● **AIM OF THE TASK**: Reproduce all of the data below without alteration; exclude every picture.

● **DATA BLOCK**:
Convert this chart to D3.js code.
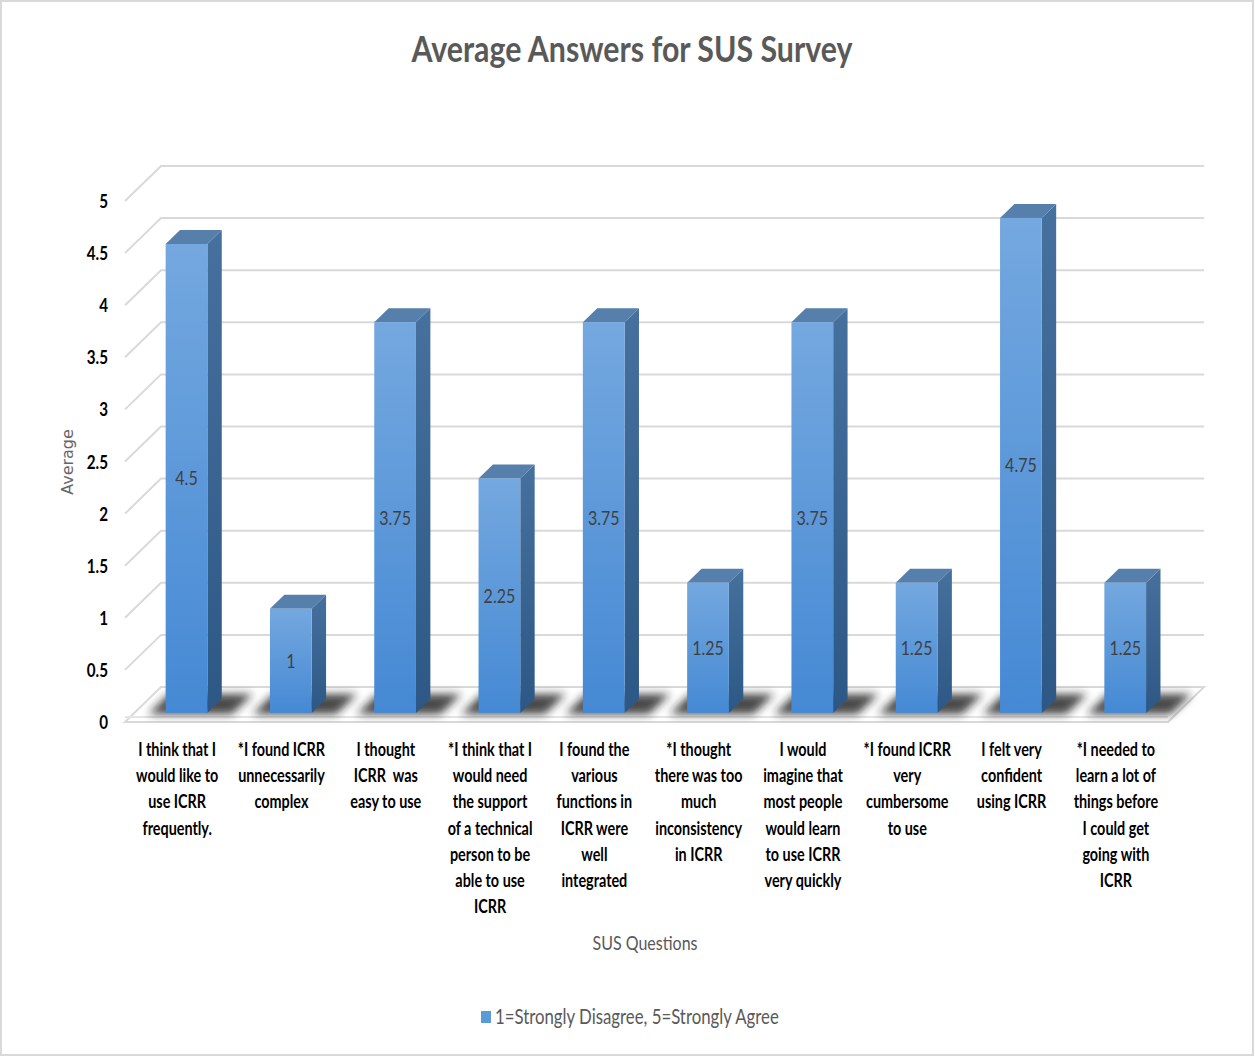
<!DOCTYPE html>
<html>
<head>
<meta charset="utf-8">
<script src="https://cdn.jsdelivr.net/npm/d3@7/dist/d3.min.js"></script>
<style>
  body { margin: 0; background: #fff; }
  svg { display: block; }
  text { white-space: pre; }
</style>
</head>
<body>
<div id="chart"></div>
<script>
// data
const questions = [
  ["I think that I", "would like to", "use ICRR", "frequently."],
  ["*I found ICRR", "unnecessarily", "complex"],
  ["I thought", "ICRR  was", "easy to use"],
  ["*I think that I", "would need", "the support", "of a technical", "person to be", "able to use", "ICRR"],
  ["I found the", "various", "functions in", "ICRR were", "well", "integrated"],
  ["*I thought", "there was too", "much", "inconsistency", "in ICRR"],
  ["I would", "imagine that", "most people", "would learn", "to use ICRR", "very quickly"],
  ["*I found ICRR", "very", "cumbersome", "to use"],
  ["I felt very", "confident", "using ICRR"],
  ["*I needed to", "learn a lot of", "things before", "I could get", "going with", "ICRR"]
];
const averages = [4.5, 1, 3.75, 2.25, 3.75, 1.25, 3.75, 1.25, 4.75, 1.25];
const yTicks = [0, 0.5, 1, 1.5, 2, 2.5, 3, 3.5, 4, 4.5, 5];
const title = "Average Answers for SUS Survey";
const seriesName = "1=Strongly Disagree, 5=Strongly Agree";

const W = 1255, H = 1057;
const SX = 0.8; // horizontal squeeze of text
const FONT = "Lato, 'Open Sans', sans-serif";

const svg = d3.select("#chart").append("svg").attr("width", W).attr("height", H);
const defs = svg.append("defs");

const gFront = defs.append("linearGradient").attr("id", "gFront").attr("x1", 0).attr("y1", 0).attr("x2", 0).attr("y2", 1);
gFront.append("stop").attr("offset", 0).attr("stop-color", "#74a8df");
gFront.append("stop").attr("offset", 1).attr("stop-color", "#4589d4");
const gSide = defs.append("linearGradient").attr("id", "gSide").attr("x1", 0).attr("y1", 0).attr("x2", 0).attr("y2", 1);
gSide.append("stop").attr("offset", 0).attr("stop-color", "#46709e");
gSide.append("stop").attr("offset", 1).attr("stop-color", "#2d5886");
defs.append("filter").attr("id", "blur").attr("x", "-30%").attr("y", "-60%").attr("width", "160%").attr("height", "220%")
  .append("feGaussianBlur").attr("stdDeviation", 4);

// border
svg.append("rect").attr("x", 1).attr("y", 1).attr("width", W - 3).attr("height", H - 3)
  .attr("fill", "#fff").attr("stroke", "#d9d9d9").attr("stroke-width", 2);

const x = d3.scaleBand().domain(d3.range(averages.length)).range([125, 1168]).paddingInner(0.6).paddingOuter(0.3);
const y = d3.scaleLinear().domain([0, 5]).range([722, 201]);
const DX = 36, DY = -35; // full depth offset
const P = (px, v, z) => [px + z * DX, y(v) + z * DY];
const Z0 = 0.26, Z1 = 0.66;

function squeezedText(g, tx, ty, txt, anchor) {
  return g.append("text").attr("transform", `translate(${tx},${ty}) scale(${SX},1)`)
    .attr("text-anchor", anchor).text(txt);
}

// back wall & side wall gridlines
const grid = svg.append("g").attr("stroke", "#d9d9d9").attr("stroke-width", 2).attr("fill", "none");
yTicks.forEach(v => {
  if (v === 0) return;
  const a = P(125, v, 0), b = P(125, v, 1), c = P(1168, v, 1);
  grid.append("polyline").attr("points", [a, b, c].map(p => p.join(",")).join(" "));
});

// floor
const fl = [P(125, 0, 0), P(125, 0, 1), P(1168, 0, 1), P(1168, 0, 0)];
svg.append("polygon").attr("points", fl.map(p => p.join(",")).join(" "))
  .attr("fill", "#fff").attr("stroke", "#d9d9d9").attr("stroke-width", 2);
svg.append("line").attr("x1", 125).attr("x2", 1168).attr("y1", y(0) - 5).attr("y2", y(0) - 5)
  .attr("stroke", "#e4e4e4").attr("stroke-width", 2);

// shadows on the floor
const shadow = svg.append("g").attr("filter", "url(#blur)").attr("opacity", 0.8);
averages.forEach((v, i) => {
  const x0 = x(i) - 16, x1 = x(i) + x.bandwidth() + 26;
  const pts = [P(x0, 0, 0.22), P(x0, 0, 0.8), P(x1, 0, 0.8), P(x1, 0, 0.22)];
  shadow.append("polygon").attr("points", pts.map(p => p.join(",")).join(" ")).attr("fill", "#1a1a1a");
});

// bars
const bars = svg.append("g");
averages.forEach((v, i) => {
  const xl = x(i), xr = x(i) + x.bandwidth();
  const g = bars.append("g");
  const side = [P(xr, 0, Z0), P(xr, v, Z0), P(xr, v, Z1), P(xr, 0, Z1)];
  g.append("polygon").attr("points", side.map(p => p.join(",")).join(" ")).attr("fill", "url(#gSide)");
  const top = [P(xl, v, Z0), P(xl, v, Z1), P(xr, v, Z1), P(xr, v, Z0)];
  g.append("polygon").attr("points", top.map(p => p.join(",")).join(" ")).attr("fill", "#567fab");
  const f0 = P(xl, v, Z0), f1 = P(xr, 0, Z0);
  g.append("rect").attr("x", f0[0]).attr("y", f0[1]).attr("width", f1[0] - f0[0]).attr("height", f1[1] - f0[1])
    .attr("fill", "url(#gFront)");
});

// data labels
const dl = svg.append("g").attr("font-family", FONT).attr("font-size", 20).attr("fill", "#404040");
averages.forEach((v, i) => {
  const c = P(x(i) + x.bandwidth() / 2, v / 2, Z0);
  squeezedText(dl, c[0], c[1] + 7, String(v), "middle");
});

// y axis ticks
const ya = svg.append("g").attr("font-family", FONT).attr("font-size", 19).attr("font-weight", "bold").attr("fill", "#000");
yTicks.forEach(v => squeezedText(ya, 108, y(v) + 7, String(v), "end"));

// y title
svg.append("text").attr("transform", "translate(73,462) rotate(-90)")
  .attr("text-anchor", "middle").attr("font-family", "'DejaVu Sans', sans-serif").attr("font-size", 16)
  .attr("fill", "#666").text("Average");

// category labels
const xa = svg.append("g").attr("font-family", FONT).attr("font-size", 18).attr("font-weight", "bold").attr("fill", "#000");
questions.forEach((lines, i) => {
  const cx = 125 + (i + 0.5) * (1043 / questions.length);
  lines.forEach((ln, j) => squeezedText(xa, cx, 756 + j * 26.2, ln, "middle"));
});

// x title
squeezedText(svg.append("g").attr("font-family", FONT).attr("font-size", 20).attr("fill", "#595959"),
  645, 950, "SUS Questions", "middle");

// title
svg.append("text").attr("x", 632).attr("y", 62).attr("text-anchor", "middle")
  .attr("font-family", FONT).attr("font-size", 36).attr("font-weight", "bold").attr("fill", "#595959")
  .attr("textLength", 441).attr("lengthAdjust", "spacingAndGlyphs").text(title);

// legend
svg.append("rect").attr("x", 481).attr("y", 1011).attr("width", 10).attr("height", 12).attr("fill", "#5b9bd5");
squeezedText(svg.append("g").attr("font-family", FONT).attr("font-size", 21).attr("fill", "#595959"),
  495, 1024, seriesName, "start");
</script>
</body>
</html>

● **ANSWER TO THE PROBLEM**:
Convert this chart to D3.js code.
<!DOCTYPE html>
<html>
<head>
<meta charset="utf-8">
<script src="https://cdn.jsdelivr.net/npm/d3@7/dist/d3.min.js"></script>
<style>
  body { margin: 0; background: #fff; }
  svg { display: block; }
  text { white-space: pre; }
</style>
</head>
<body>
<div id="chart"></div>
<script>
// data
const questions = [
  ["I think that I", "would like to", "use ICRR", "frequently."],
  ["*I found ICRR", "unnecessarily", "complex"],
  ["I thought", "ICRR  was", "easy to use"],
  ["*I think that I", "would need", "the support", "of a technical", "person to be", "able to use", "ICRR"],
  ["I found the", "various", "functions in", "ICRR were", "well", "integrated"],
  ["*I thought", "there was too", "much", "inconsistency", "in ICRR"],
  ["I would", "imagine that", "most people", "would learn", "to use ICRR", "very quickly"],
  ["*I found ICRR", "very", "cumbersome", "to use"],
  ["I felt very", "confident", "using ICRR"],
  ["*I needed to", "learn a lot of", "things before", "I could get", "going with", "ICRR"]
];
const averages = [4.5, 1, 3.75, 2.25, 3.75, 1.25, 3.75, 1.25, 4.75, 1.25];
const yTicks = [0, 0.5, 1, 1.5, 2, 2.5, 3, 3.5, 4, 4.5, 5];
const title = "Average Answers for SUS Survey";
const seriesName = "1=Strongly Disagree, 5=Strongly Agree";

const W = 1255, H = 1057;
const SX = 0.8; // horizontal squeeze of text
const FONT = "Lato, 'Open Sans', sans-serif";

const svg = d3.select("#chart").append("svg").attr("width", W).attr("height", H);
const defs = svg.append("defs");

const gFront = defs.append("linearGradient").attr("id", "gFront").attr("x1", 0).attr("y1", 0).attr("x2", 0).attr("y2", 1);
gFront.append("stop").attr("offset", 0).attr("stop-color", "#74a8df");
gFront.append("stop").attr("offset", 1).attr("stop-color", "#4589d4");
const gSide = defs.append("linearGradient").attr("id", "gSide").attr("x1", 0).attr("y1", 0).attr("x2", 0).attr("y2", 1);
gSide.append("stop").attr("offset", 0).attr("stop-color", "#46709e");
gSide.append("stop").attr("offset", 1).attr("stop-color", "#2d5886");
defs.append("filter").attr("id", "blur").attr("x", "-30%").attr("y", "-60%").attr("width", "160%").attr("height", "220%")
  .append("feGaussianBlur").attr("stdDeviation", 4);

// border
svg.append("rect").attr("x", 1).attr("y", 1).attr("width", W - 3).attr("height", H - 3)
  .attr("fill", "#fff").attr("stroke", "#d9d9d9").attr("stroke-width", 2);

const x = d3.scaleBand().domain(d3.range(averages.length)).range([125, 1168]).paddingInner(0.6).paddingOuter(0.3);
const y = d3.scaleLinear().domain([0, 5]).range([722, 201]);
const DX = 36, DY = -35; // full depth offset
const P = (px, v, z) => [px + z * DX, y(v) + z * DY];
const Z0 = 0.26, Z1 = 0.66;

function squeezedText(g, tx, ty, txt, anchor) {
  return g.append("text").attr("transform", `translate(${tx},${ty}) scale(${SX},1)`)
    .attr("text-anchor", anchor).text(txt);
}

// back wall & side wall gridlines
const grid = svg.append("g").attr("stroke", "#d9d9d9").attr("stroke-width", 2).attr("fill", "none");
yTicks.forEach(v => {
  if (v === 0) return;
  const a = P(125, v, 0), b = P(125, v, 1), c = P(1168, v, 1);
  grid.append("polyline").attr("points", [a, b, c].map(p => p.join(",")).join(" "));
});

// floor
const fl = [P(125, 0, 0), P(125, 0, 1), P(1168, 0, 1), P(1168, 0, 0)];
svg.append("polygon").attr("points", fl.map(p => p.join(",")).join(" "))
  .attr("fill", "#fff").attr("stroke", "#d9d9d9").attr("stroke-width", 2);
svg.append("line").attr("x1", 125).attr("x2", 1168).attr("y1", y(0) - 5).attr("y2", y(0) - 5)
  .attr("stroke", "#e4e4e4").attr("stroke-width", 2);

// shadows on the floor
const shadow = svg.append("g").attr("filter", "url(#blur)").attr("opacity", 0.8);
averages.forEach((v, i) => {
  const x0 = x(i) - 16, x1 = x(i) + x.bandwidth() + 26;
  const pts = [P(x0, 0, 0.22), P(x0, 0, 0.8), P(x1, 0, 0.8), P(x1, 0, 0.22)];
  shadow.append("polygon").attr("points", pts.map(p => p.join(",")).join(" ")).attr("fill", "#1a1a1a");
});

// bars
const bars = svg.append("g");
averages.forEach((v, i) => {
  const xl = x(i), xr = x(i) + x.bandwidth();
  const g = bars.append("g");
  const side = [P(xr, 0, Z0), P(xr, v, Z0), P(xr, v, Z1), P(xr, 0, Z1)];
  g.append("polygon").attr("points", side.map(p => p.join(",")).join(" ")).attr("fill", "url(#gSide)");
  const top = [P(xl, v, Z0), P(xl, v, Z1), P(xr, v, Z1), P(xr, v, Z0)];
  g.append("polygon").attr("points", top.map(p => p.join(",")).join(" ")).attr("fill", "#567fab");
  const f0 = P(xl, v, Z0), f1 = P(xr, 0, Z0);
  g.append("rect").attr("x", f0[0]).attr("y", f0[1]).attr("width", f1[0] - f0[0]).attr("height", f1[1] - f0[1])
    .attr("fill", "url(#gFront)");
});

// data labels
const dl = svg.append("g").attr("font-family", FONT).attr("font-size", 20).attr("fill", "#404040");
averages.forEach((v, i) => {
  const c = P(x(i) + x.bandwidth() / 2, v / 2, Z0);
  squeezedText(dl, c[0], c[1] + 7, String(v), "middle");
});

// y axis ticks
const ya = svg.append("g").attr("font-family", FONT).attr("font-size", 19).attr("font-weight", "bold").attr("fill", "#000");
yTicks.forEach(v => squeezedText(ya, 108, y(v) + 7, String(v), "end"));

// y title
svg.append("text").attr("transform", "translate(73,462) rotate(-90)")
  .attr("text-anchor", "middle").attr("font-family", "'DejaVu Sans', sans-serif").attr("font-size", 16)
  .attr("fill", "#666").text("Average");

// category labels
const xa = svg.append("g").attr("font-family", FONT).attr("font-size", 18).attr("font-weight", "bold").attr("fill", "#000");
questions.forEach((lines, i) => {
  const cx = 125 + (i + 0.5) * (1043 / questions.length);
  lines.forEach((ln, j) => squeezedText(xa, cx, 756 + j * 26.2, ln, "middle"));
});

// x title
squeezedText(svg.append("g").attr("font-family", FONT).attr("font-size", 20).attr("fill", "#595959"),
  645, 950, "SUS Questions", "middle");

// title
svg.append("text").attr("x", 632).attr("y", 62).attr("text-anchor", "middle")
  .attr("font-family", FONT).attr("font-size", 36).attr("font-weight", "bold").attr("fill", "#595959")
  .attr("textLength", 441).attr("lengthAdjust", "spacingAndGlyphs").text(title);

// legend
svg.append("rect").attr("x", 481).attr("y", 1011).attr("width", 10).attr("height", 12).attr("fill", "#5b9bd5");
squeezedText(svg.append("g").attr("font-family", FONT).attr("font-size", 21).attr("fill", "#595959"),
  495, 1024, seriesName, "start");
</script>
</body>
</html>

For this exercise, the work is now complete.